SN: Sind eure Standpunkte unter jungen Leuten mehrheitsfähig?
Anika: Ich habe schon in der Volksschule gehört, dass die Eisbären aussterben werden. Wir sind alle mit dieser Thematik aufgewachsen. Ich bin jetzt 18 Jahre alt und würde gern meine Zukunft
planen, aber das geht nicht, weil ich nicht weiß, was in zehn Jahren los ist.

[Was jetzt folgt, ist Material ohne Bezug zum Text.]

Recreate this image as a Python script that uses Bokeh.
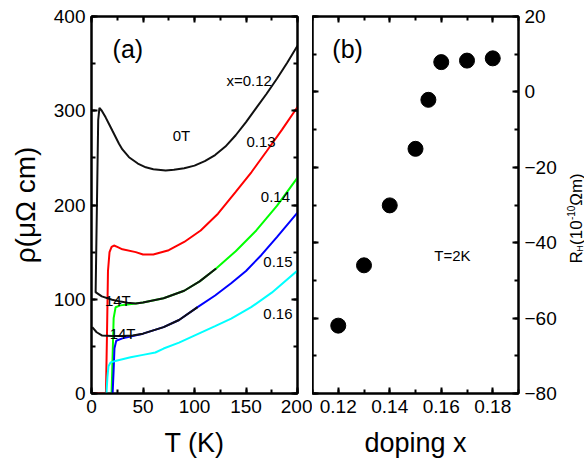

Haben wir da schon den ersten Klimakrieg, weil große Regionen nicht mehr bewohnbar sind und es viele Flüchtlinge gibt?
SN: Wollt ihr eigentlich selbst in die Politik gehen?
Gloria: Darauf wird es hinauslaufen.
Anika: Ich muss mir die Frage stellen: Kann ich zusehen, wie die Politik nicht handelt? Ja, irgendwann wird es darauf hinauslaufen, dass ich in die Politik gehe. Nicht, weil ich will, sondern weil ich keinen anderen Ausweg sehe.
SN: Mit eigener Partei?
Anika: Ich wüsste nicht, welcher Partei ich beitreten sollte.
Gloria: Erst wollen wir schon fertig studieren.
Anika: Das müssen wir uns genau überlegen, wenn es so weit ist. Aber es zeigt schon unser mangelndes Vertrauen in die Politik.
SN: Ihr seid so jung und schon fertig mit der Welt …
Gloria (lacht): Ja.
SN: Wenigstens könnt ihr noch lachen.
Anika: Auch wenn die Aussichten nicht gut sind: Wir haben nur dieses eine Leben. Das sollten wir genießen.
Gloria: Wir haben auch bei unseren Demos eine tolle Stimmung. Das gibt mir auch Hoffnung. Wir sind jung, die Klimawende ist machbar.